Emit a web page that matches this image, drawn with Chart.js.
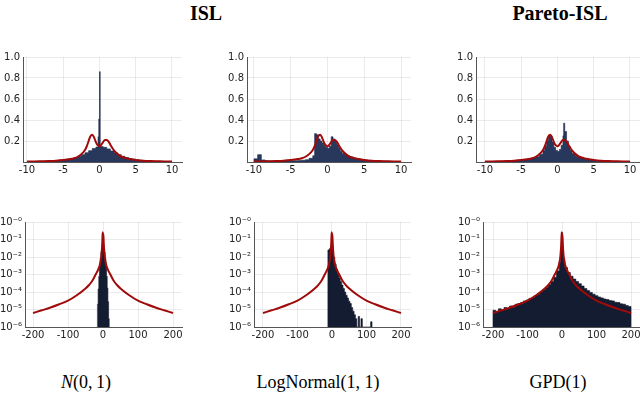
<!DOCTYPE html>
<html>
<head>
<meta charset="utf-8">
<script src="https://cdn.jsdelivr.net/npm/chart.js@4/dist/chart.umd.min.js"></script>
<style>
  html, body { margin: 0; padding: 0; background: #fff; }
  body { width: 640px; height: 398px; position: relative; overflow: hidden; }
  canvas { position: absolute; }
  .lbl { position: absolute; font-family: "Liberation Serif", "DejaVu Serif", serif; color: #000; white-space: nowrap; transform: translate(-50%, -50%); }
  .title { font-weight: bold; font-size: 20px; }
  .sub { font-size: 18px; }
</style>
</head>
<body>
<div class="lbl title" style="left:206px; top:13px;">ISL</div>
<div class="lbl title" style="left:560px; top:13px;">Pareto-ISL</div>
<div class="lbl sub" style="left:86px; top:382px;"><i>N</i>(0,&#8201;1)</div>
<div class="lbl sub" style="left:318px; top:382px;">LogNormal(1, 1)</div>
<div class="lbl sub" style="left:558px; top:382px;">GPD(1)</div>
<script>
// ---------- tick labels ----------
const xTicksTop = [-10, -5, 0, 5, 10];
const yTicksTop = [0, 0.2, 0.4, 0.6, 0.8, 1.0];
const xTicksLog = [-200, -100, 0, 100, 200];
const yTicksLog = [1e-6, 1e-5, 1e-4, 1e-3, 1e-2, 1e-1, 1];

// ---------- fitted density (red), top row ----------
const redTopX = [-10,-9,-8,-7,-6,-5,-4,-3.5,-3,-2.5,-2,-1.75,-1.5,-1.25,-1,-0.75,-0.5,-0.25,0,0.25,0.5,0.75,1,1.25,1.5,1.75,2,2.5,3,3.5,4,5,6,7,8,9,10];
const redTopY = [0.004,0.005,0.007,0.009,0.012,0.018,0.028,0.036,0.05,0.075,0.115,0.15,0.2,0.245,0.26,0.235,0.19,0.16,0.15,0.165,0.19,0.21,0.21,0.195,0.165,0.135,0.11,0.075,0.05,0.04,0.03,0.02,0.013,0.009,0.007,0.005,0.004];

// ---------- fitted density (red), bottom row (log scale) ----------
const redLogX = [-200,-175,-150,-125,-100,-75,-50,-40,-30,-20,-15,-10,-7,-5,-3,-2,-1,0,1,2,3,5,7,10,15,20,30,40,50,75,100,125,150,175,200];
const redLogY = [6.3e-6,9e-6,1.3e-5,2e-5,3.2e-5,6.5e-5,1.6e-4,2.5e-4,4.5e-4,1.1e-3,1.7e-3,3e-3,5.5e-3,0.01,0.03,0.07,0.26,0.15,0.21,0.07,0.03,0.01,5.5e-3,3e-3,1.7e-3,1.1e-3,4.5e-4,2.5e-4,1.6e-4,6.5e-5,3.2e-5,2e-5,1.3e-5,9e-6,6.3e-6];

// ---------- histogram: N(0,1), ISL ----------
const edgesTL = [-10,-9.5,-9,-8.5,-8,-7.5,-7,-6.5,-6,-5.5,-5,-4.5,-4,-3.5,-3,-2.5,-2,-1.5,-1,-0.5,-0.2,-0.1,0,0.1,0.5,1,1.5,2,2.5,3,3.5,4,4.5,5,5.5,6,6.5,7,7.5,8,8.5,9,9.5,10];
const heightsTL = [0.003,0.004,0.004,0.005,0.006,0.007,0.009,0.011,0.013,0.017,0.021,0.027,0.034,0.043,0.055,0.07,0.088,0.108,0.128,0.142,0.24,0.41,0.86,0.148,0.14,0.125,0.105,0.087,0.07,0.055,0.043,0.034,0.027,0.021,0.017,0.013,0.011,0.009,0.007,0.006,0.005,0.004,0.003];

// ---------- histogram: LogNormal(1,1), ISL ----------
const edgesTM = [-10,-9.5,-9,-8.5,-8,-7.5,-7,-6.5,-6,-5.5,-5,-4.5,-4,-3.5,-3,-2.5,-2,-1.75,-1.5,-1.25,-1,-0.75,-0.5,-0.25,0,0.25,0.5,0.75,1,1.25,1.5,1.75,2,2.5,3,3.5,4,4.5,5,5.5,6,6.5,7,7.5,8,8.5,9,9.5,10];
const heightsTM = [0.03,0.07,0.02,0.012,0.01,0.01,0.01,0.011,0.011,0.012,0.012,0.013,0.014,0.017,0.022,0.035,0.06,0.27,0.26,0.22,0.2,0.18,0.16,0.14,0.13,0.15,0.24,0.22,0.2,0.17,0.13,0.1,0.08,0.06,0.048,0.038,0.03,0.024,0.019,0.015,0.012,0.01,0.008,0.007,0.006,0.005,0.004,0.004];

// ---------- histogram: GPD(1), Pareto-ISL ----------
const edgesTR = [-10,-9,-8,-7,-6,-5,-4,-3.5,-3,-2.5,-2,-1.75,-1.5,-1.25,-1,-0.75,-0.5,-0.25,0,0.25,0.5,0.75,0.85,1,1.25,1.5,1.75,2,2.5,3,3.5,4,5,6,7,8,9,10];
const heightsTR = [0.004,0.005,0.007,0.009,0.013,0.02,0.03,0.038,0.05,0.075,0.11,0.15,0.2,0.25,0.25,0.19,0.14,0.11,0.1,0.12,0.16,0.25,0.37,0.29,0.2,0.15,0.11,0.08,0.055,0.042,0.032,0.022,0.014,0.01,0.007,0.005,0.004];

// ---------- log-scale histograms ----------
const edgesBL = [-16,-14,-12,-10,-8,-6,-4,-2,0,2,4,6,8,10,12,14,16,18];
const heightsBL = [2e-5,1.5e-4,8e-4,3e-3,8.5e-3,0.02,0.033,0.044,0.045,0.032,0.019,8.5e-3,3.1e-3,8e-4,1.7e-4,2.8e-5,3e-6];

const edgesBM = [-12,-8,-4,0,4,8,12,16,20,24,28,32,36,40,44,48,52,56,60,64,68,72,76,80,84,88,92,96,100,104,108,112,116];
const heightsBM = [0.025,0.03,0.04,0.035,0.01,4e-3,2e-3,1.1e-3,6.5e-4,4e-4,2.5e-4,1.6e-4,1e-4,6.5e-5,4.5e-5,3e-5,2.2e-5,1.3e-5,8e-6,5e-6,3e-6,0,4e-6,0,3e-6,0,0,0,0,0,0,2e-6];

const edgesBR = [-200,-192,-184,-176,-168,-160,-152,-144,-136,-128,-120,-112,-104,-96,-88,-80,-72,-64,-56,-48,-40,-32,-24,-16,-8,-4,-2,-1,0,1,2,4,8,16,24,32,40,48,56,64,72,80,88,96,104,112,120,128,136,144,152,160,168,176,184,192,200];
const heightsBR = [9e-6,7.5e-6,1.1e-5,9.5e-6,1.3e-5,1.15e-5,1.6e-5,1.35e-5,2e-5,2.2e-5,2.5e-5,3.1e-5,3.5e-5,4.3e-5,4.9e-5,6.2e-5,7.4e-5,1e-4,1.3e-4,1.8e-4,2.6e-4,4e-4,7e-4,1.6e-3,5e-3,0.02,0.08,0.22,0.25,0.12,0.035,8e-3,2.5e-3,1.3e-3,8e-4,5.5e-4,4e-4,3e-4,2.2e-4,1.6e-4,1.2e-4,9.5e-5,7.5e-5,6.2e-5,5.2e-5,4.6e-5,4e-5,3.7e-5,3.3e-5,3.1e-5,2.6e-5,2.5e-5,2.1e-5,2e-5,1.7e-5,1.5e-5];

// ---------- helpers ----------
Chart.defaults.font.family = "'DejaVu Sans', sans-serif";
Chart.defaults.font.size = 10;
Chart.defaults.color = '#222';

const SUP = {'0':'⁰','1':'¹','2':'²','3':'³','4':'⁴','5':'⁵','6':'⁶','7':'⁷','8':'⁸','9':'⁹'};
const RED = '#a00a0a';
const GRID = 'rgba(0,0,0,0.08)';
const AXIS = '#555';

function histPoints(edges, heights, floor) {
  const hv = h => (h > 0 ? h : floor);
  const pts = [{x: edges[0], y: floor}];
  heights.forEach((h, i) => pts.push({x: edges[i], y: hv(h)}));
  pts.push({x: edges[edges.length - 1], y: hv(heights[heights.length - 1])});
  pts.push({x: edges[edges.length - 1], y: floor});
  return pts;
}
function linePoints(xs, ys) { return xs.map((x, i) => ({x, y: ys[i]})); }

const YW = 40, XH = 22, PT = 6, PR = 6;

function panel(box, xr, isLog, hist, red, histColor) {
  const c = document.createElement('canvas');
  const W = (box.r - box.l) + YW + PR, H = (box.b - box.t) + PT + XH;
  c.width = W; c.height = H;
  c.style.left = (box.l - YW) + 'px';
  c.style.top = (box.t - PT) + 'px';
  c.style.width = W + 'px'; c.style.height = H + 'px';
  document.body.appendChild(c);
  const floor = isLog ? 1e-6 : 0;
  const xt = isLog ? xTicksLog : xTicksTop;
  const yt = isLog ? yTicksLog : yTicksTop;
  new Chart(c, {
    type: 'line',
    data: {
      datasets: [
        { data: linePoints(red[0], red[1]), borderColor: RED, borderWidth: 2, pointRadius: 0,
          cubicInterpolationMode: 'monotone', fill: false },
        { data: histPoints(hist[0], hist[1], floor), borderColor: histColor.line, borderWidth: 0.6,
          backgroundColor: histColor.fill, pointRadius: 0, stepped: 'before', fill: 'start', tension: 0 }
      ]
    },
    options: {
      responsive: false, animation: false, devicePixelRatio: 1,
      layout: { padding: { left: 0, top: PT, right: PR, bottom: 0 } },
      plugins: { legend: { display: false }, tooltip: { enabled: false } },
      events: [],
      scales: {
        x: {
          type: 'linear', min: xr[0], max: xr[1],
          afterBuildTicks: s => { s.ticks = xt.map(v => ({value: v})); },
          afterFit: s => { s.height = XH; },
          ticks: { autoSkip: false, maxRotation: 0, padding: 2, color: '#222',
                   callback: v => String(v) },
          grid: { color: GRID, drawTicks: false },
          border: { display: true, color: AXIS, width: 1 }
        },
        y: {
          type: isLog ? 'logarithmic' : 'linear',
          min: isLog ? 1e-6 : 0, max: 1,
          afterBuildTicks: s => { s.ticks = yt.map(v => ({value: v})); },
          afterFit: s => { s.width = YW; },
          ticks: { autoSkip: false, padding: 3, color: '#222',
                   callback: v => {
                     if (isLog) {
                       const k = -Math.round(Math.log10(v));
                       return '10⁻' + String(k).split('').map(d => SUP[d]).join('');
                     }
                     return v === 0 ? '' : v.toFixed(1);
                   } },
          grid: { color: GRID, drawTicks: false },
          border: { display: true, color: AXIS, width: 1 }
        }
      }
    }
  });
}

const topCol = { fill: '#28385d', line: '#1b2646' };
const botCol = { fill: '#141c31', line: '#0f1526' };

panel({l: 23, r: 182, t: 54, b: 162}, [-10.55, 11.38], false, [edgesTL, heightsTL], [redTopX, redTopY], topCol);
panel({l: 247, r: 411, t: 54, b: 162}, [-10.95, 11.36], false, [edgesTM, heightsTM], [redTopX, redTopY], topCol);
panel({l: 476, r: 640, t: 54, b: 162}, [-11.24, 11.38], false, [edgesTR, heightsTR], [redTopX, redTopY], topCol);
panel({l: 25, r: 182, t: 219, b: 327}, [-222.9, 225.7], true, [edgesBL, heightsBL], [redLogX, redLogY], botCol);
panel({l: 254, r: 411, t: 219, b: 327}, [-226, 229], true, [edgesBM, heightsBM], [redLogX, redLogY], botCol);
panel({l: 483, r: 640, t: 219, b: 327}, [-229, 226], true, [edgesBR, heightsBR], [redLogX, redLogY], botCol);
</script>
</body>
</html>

• • • •

■ **What the task asks**: Write out the lines from the start of the material to the line with "const yTicksLog = [1e-6, 1e-5, 1e-4, 1e-3, 1e-2, 1e-1, 1];", inclusive and exactly. Skip the pictures.

■ **The answer**:
Emit a web page that matches this image, drawn with Chart.js.
<!DOCTYPE html>
<html>
<head>
<meta charset="utf-8">
<script src="https://cdn.jsdelivr.net/npm/chart.js@4/dist/chart.umd.min.js"></script>
<style>
  html, body { margin: 0; padding: 0; background: #fff; }
  body { width: 640px; height: 398px; position: relative; overflow: hidden; }
  canvas { position: absolute; }
  .lbl { position: absolute; font-family: "Liberation Serif", "DejaVu Serif", serif; color: #000; white-space: nowrap; transform: translate(-50%, -50%); }
  .title { font-weight: bold; font-size: 20px; }
  .sub { font-size: 18px; }
</style>
</head>
<body>
<div class="lbl title" style="left:206px; top:13px;">ISL</div>
<div class="lbl title" style="left:560px; top:13px;">Pareto-ISL</div>
<div class="lbl sub" style="left:86px; top:382px;"><i>N</i>(0,&#8201;1)</div>
<div class="lbl sub" style="left:318px; top:382px;">LogNormal(1, 1)</div>
<div class="lbl sub" style="left:558px; top:382px;">GPD(1)</div>
<script>
// ---------- tick labels ----------
const xTicksTop = [-10, -5, 0, 5, 10];
const yTicksTop = [0, 0.2, 0.4, 0.6, 0.8, 1.0];
const xTicksLog = [-200, -100, 0, 100, 200];
const yTicksLog = [1e-6, 1e-5, 1e-4, 1e-3, 1e-2, 1e-1, 1];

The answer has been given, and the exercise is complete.